Indeed, it’s all oinks and slop until maturity sets in.
My one major quibble – you knew I’d have at least one, didn’t you? As the film moves forward, it becomes increasingly difficult to bury Silina’s beauty under her drab clothing and dirty make-up. The actress has the face of a fashion model, so those of us watching closely at the outset can kinda/sorta guess the trajectory of her character: she’ll deliberately grow outwardly more lovely as she and Sam are drawn together. That predictability definitely works against the story here but given where it all winds up I’m uncertain if Karapetian had any other choice.
Squeal (aka Samuel’s Travels) (2021) was produced by Mistrus Media and Polar Bear. Publicity materials report that the film will enjoy a limited theatrical release in the United States along with digital play available on August 19th, 2022. As for the technical specifications? Clearly, no expense was spared in bringing this occasionally delightful and sometimes comical film to life, though I found a few of the night-time sequences to be a bit too dark (photographically) for my preferences. Minor quibble but still honest.
Recommended, but …
Don’t expect to make too much of Squeal beyond its obvious fairytale allusions being deconstructed when running headfirst into reality.
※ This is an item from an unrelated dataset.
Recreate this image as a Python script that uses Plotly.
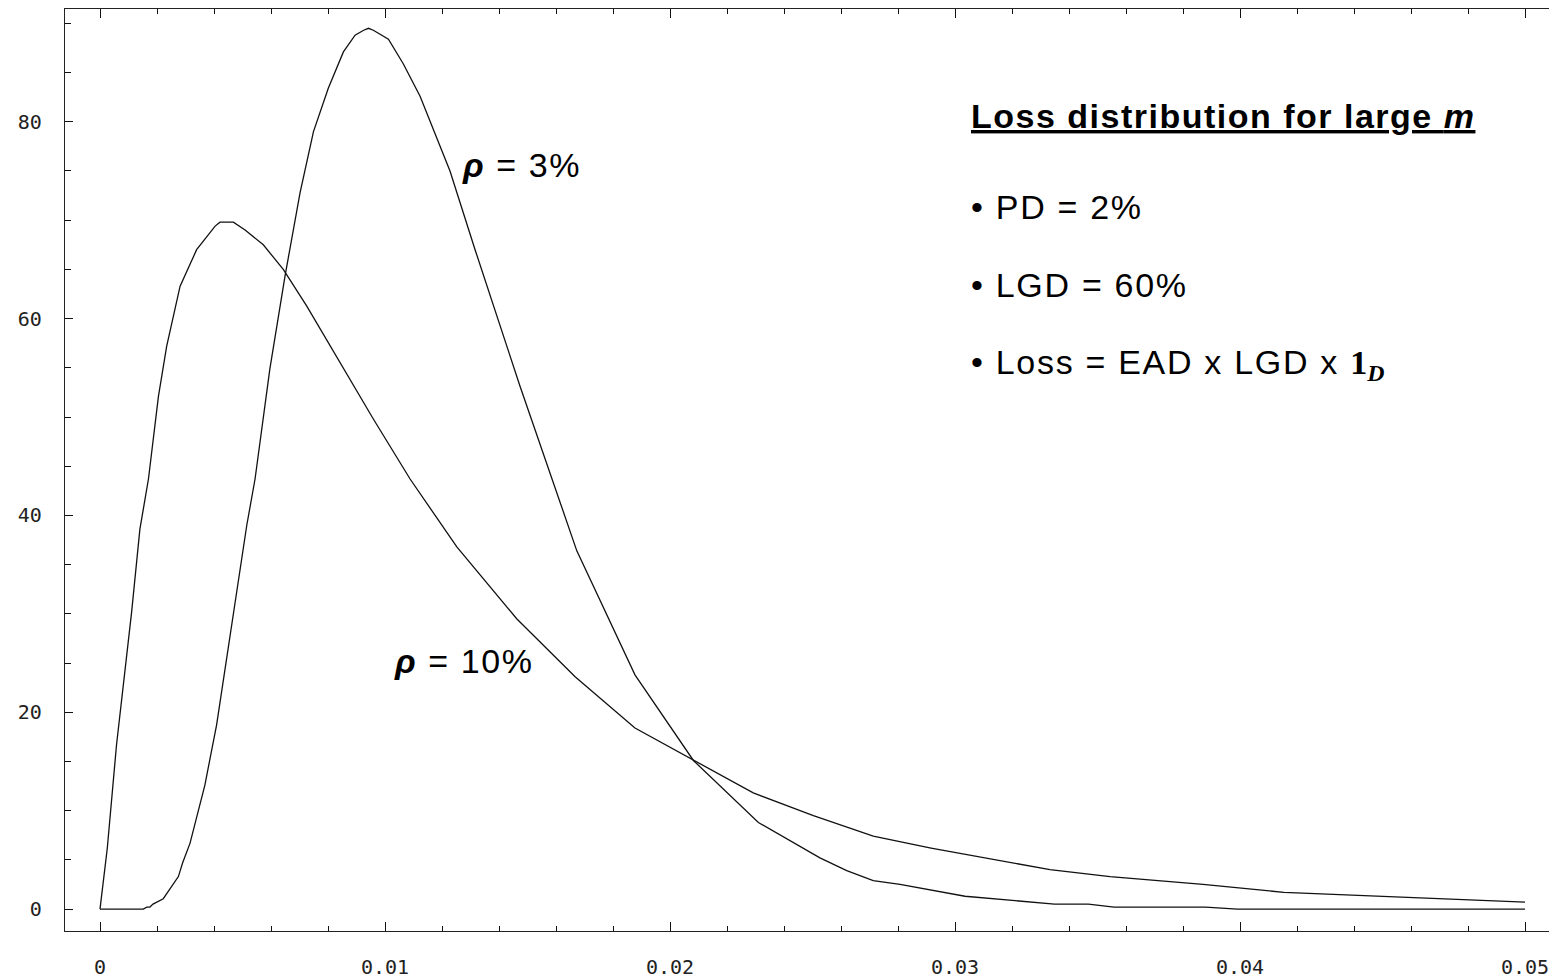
import plotly.graph_objects as go

# Loss density for a large homogeneous portfolio, two asset correlations
rho3_loss = [0, 0.00152, 0.00164, 0.00175, 0.00186, 0.00222, 0.00275, 0.0029, 0.00316,
             0.00368, 0.00409, 0.00468, 0.00515, 0.00544, 0.00596, 0.00649, 0.00702,
             0.00749, 0.00801, 0.00854, 0.00895, 0.00925, 0.00942, 0.00959, 0.00985,
             0.01012, 0.01064, 0.01123, 0.01228, 0.01316, 0.01474, 0.01673, 0.01877,
             0.02082, 0.0231, 0.02526, 0.0262, 0.02713, 0.02807, 0.03035, 0.03349,
             0.03468, 0.03558, 0.03879, 0.03991, 0.05]
rho3_density = [0, 0, 0.2, 0.2, 0.5, 1.05, 3.3, 4.7, 6.7,
                12.6, 18.7, 30.2, 39.0, 43.7, 54.9, 64.3, 72.8,
                79.0, 83.4, 87.1, 88.8, 89.3, 89.5, 89.3, 88.9,
                88.4, 85.9, 82.6, 75.0, 67.0, 53.1, 36.4, 23.8,
                15.1, 8.8, 5.2, 3.9, 2.9, 2.5, 1.3, 0.5,
                0.5, 0.2, 0.2, 0, 0]

rho10_loss = [0, 0.000257, 0.00058, 0.00111, 0.0014, 0.0017, 0.00205, 0.00234, 0.00281,
              0.00339, 0.00404, 0.00421, 0.00468, 0.00509, 0.00573, 0.00643, 0.00725,
              0.00842, 0.00959, 0.01088, 0.01123, 0.01252, 0.01462, 0.01667, 0.01877,
              0.02082, 0.02292, 0.02503, 0.02713, 0.02916, 0.03333, 0.03544, 0.0387,
              0.04154, 0.0459, 0.05]
rho10_density = [0, 6.2, 16.7, 30.2, 38.6, 43.7, 52.1, 57.2, 63.3,
                 67.0, 69.4, 69.8, 69.8, 69.0, 67.5, 65.0, 61.3,
                 55.5, 49.8, 43.7, 42.2, 36.8, 29.5, 23.6, 18.4,
                 15.1, 11.8, 9.5, 7.4, 6.2, 4.0, 3.3, 2.5,
                 1.7, 1.2, 0.7]

x_tick_vals = [0, 0.01, 0.02, 0.03, 0.04, 0.05]
x_tick_text = ["0", "0.01", "0.02", "0.03", "0.04", "0.05"]
y_tick_vals = [0, 20, 40, 60, 80]
y_tick_text = ["0", "20", "40", "60", "80"]

line_style = dict(color="#111111", width=1.3)

fig = go.Figure()
fig.add_trace(go.Scatter(x=rho3_loss, y=rho3_density, mode="lines", line=line_style,
                         showlegend=False, hoverinfo="skip"))
fig.add_trace(go.Scatter(x=rho10_loss, y=rho10_density, mode="lines", line=line_style,
                         showlegend=False, hoverinfo="skip"))

tick_font = dict(family="DejaVu Sans Mono", size=20, color="#222222")
sans = "Liberation Sans, Arial, sans-serif"

fig.update_xaxes(
    range=[-0.001228, 0.05084],
    tickmode="array", tickvals=x_tick_vals, ticktext=x_tick_text,
    ticks="inside", ticklen=9, tickwidth=1.3, tickcolor="#111",
    showline=True, linecolor="#222", linewidth=1.3, mirror="allticks",
    showgrid=False, zeroline=False,
    minor=dict(ticks="inside", ticklen=5, tickwidth=1.2, tickcolor="#111",
               tickmode="linear", tick0=0, dtick=0.002, showgrid=False),
    tickfont=tick_font, ticklabelstandoff=18, ticklabeloverflow="allow",
)
fig.update_yaxes(
    range=[-2.23, 91.46],
    tickmode="array", tickvals=y_tick_vals, ticktext=y_tick_text,
    ticks="inside", ticklen=8, tickwidth=1.3, tickcolor="#111",
    showline=True, linecolor="#222", linewidth=1.3, mirror=False,
    showgrid=False, zeroline=False,
    minor=dict(ticks="inside", ticklen=6, tickwidth=1.2, tickcolor="#111",
               tickmode="linear", tick0=0, dtick=5, showgrid=False),
    tickfont=tick_font, ticklabelstandoff=18, ticklabeloverflow="allow",
)


def spaced(text, px):
    return f'<span style="letter-spacing:{px}px">{text}</span>'


serif_one = ("<span style=\"font-family:'Liberation Serif','Times New Roman',serif\">"
             "<b>1</b><sub><b><i>D</i></b></sub></span>")

annotations = [
    dict(x=0.01263, y=75.6, text=spaced("<b><i>ρ</i></b> = 3%", 1.6), size=34),
    dict(x=0.01024, y=25.2, text=spaced("<b><i>ρ</i></b> = 10%", 1.6), size=34),
    dict(x=0.0305, y=80.6,
         text=spaced("<u><b>Loss distribution for large <i>m</i></b></u>", 1.5), size=34),
    dict(x=0.0305, y=71.3, text=spaced("• PD = 2%", 1.7), size=34),
    dict(x=0.0305, y=63.4, text=spaced("• LGD = 60%", 1.7), size=34),
    dict(x=0.0305, y=55.3, text=spaced("• Loss = EAD x LGD x ", 1.7) + serif_one, size=34),
]
for a in annotations:
    fig.add_annotation(x=a["x"], y=a["y"], xref="x", yref="y", text=a["text"],
                       showarrow=False, xanchor="left", yanchor="middle",
                       font=dict(family=sans, size=a["size"], color="#000"))

fig.update_layout(
    width=1549, height=979,
    margin=dict(l=65, r=0, t=9, b=46),
    paper_bgcolor="white", plot_bgcolor="white",
)

fig.write_html("out.html")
Yes, yes, and yes: the symbolism, analogies, and metaphors of this pigs vs. peasants yarn might be rich beyond compare, but it’s still important to remember that fairy tales – in the end – aren’t real, as even writer/director Karapetian proves with his closing scene focused on Samuel’s inevitable quandary.
In the interests of fairness, I’m pleased to disclose that the fine folks at Good Deed Entertainment provided me with complimentary screening access to Squeal (2021) by request for the expressed purposes of completing this review; and their contribution to me in no way, shape, or form influenced my opinion of it.